IT organizations striving to ensure compliance with HIPAA, Sarbanes-Oxley, BASEL II and similar regulations generally have a good grasp of the security considerations that apply to key hardware and software systems running in the cloud. They need to manage user authentication and access control, disk encryption, update planning and backup/restore. But there are high availability (HA) and disaster recovery (DR) considerations that may not be as obvious. Not only may there be a need to ensure that key systems are available no less than 99.99% of the time, but there may be a need to ensure that a DR infrastructure is in place to ensure continuity of operations in the event of a regional catastrophe that takes out the primary cloud infrastructure. While there are numerous options for configuring HA and DR solutions in the cloud, not all of them are suitable for solutions designed with regulatory compliance in mind.
Configuring for HA in a Regulated Environment
The first thing every organization in a regulated environment needs to understand is that your IT team is ultimately responsible for the security of data and applications, particularly if you are using an infrastructure-as-a-service (IaaS) offering from a cloud service provider. A provider such as AWS, Azure or Google Cloud Platform (GCP) may be responsible for maintaining the virtual machine (VM) infrastructure you’re using, but you are responsible for patching the operating system and applications, setting the access control lists and maintaining the integrity of the software and solutions running on top of that VM.
Then, depending on the business, industry or regulatory requirements you may need to configure certain critical applications for HA, meaning that they will be available no less than 99.99% of the time. In the cloud, you’ll want to run those critical applications on VMs configured as nodes in a failover cluster, which is a multi-node compute cluster with intelligent software that will immediately move the workloads from one VM to another if the first VM becomes unresponsive. To ensure 99.99% availability, you’ll need to configure the VMs in the failover cluster in at least two distinct availability zones (AZs), which are, practically speaking, separate data centers. That way, if an entire AZ goes offline, it will not take both your primary and secondary VMs offline; the failover cluster can move the critical workloads to a VM in the AZ that remains online.
What’s critical from a security and regulatory perspective, though, is that all the secondary VMs be configured identically to your primary VMs. The ACLs and audit controls you apply to the VMs in one AZ must also be applied to the VMs in the second AZ. You’ll also need to ensure that any updates to the security infrastructure affecting the VMs in one AZ are also applied to the VMs in the other AZ.

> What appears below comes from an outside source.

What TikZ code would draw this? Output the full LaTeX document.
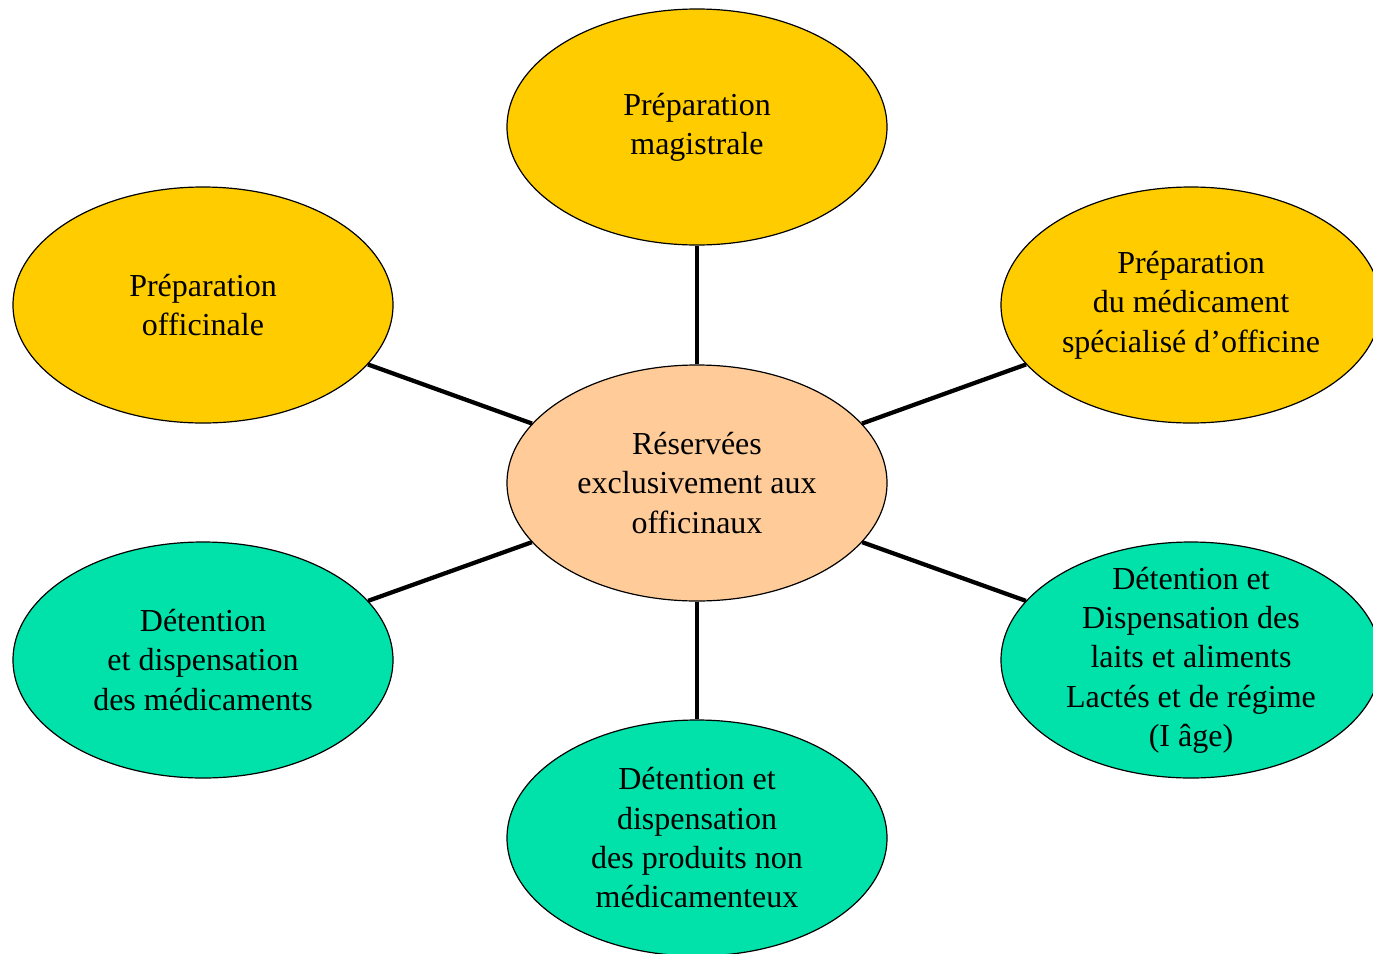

Securing Data in the Cloud
Ensuring the security and integrity of your data is always of utmost importance in a regulated environment, but in the cloud, you may need to manage your storage differently than you would in an on-premises configuration. Some cloud service providers offer shared storage options that ostensibly enable you to configure a failover cluster in the same way you might in an on-premises configuration. However, not all shared storage options can be configured to support a failover cluster that spans multiple AZs. Not all of those shared storage options allow the level of data encryption that regulatory compliance (or your board of directors) may require.
Consequently, many organizations build failover clusters in the cloud with storage attached to each VM. This approach provides the greatest combination of security, availability and flexibility to meet both business and regulatory requirements. The question then becomes how best to replicate data—securely and speedily—from primary to secondary storage so that secondary infrastructure steps in immediately if the primary infrastructure goes offline unexpectedly.
Some database and ERP applications offer built-in data replication services, but these are often designed to replicate only native data (e.g., the SQL Server database). These services ignore any other data in storage, and that data may be critical from a business or regulatory standpoint. Some of these tools also provide only data replication support, not the cluster failover management support that is critical to high availability. More complete solutions can be found in application-agnostic SANless clustering products, which provide full failover management and synchronous data replication services. If your data is encrypted, you’ll want a solution that provides block-level replication, as block-level replication tools are not concerned with the nature or source of the data being replicated. They simply replicate blocks of data from one storage system to another. Look for synchronous replication services, too, as that ensures that the data replicated to the secondary VMs is always identical to the data attached to the primary VM. In a failover scenario, the secondary VM can immediately take up the workloads of the primary VM and carry on with no loss or corruption of data.
Disaster Recovery Considerations
Even if your critical applications do not need the 99.99% availability that an HA configuration provides, the regulations governing your industry may require you to secure your regulated data from catastrophic loss. The same approach to SANless clustering in the cloud can be used to configure a disaster recovery (DR) solution. Instead of configuring your VMs in a failover cluster spanning two AZs in the same region, you’d configure your VMs across AZs in two geographically distinct regions.
The distance between the AZs in this configuration will likely require the use of asynchronous data replication services between the primary and the DR storage infrastructures. That can create windows during which the primary and secondary infrastructures are a few seconds out of sync. If the AZs in your region went dark during this period, you would be able to bring your DR infrastructure online quickly and with only a few seconds of data loss, ensuring minimal operational interruption in the face of a disaster.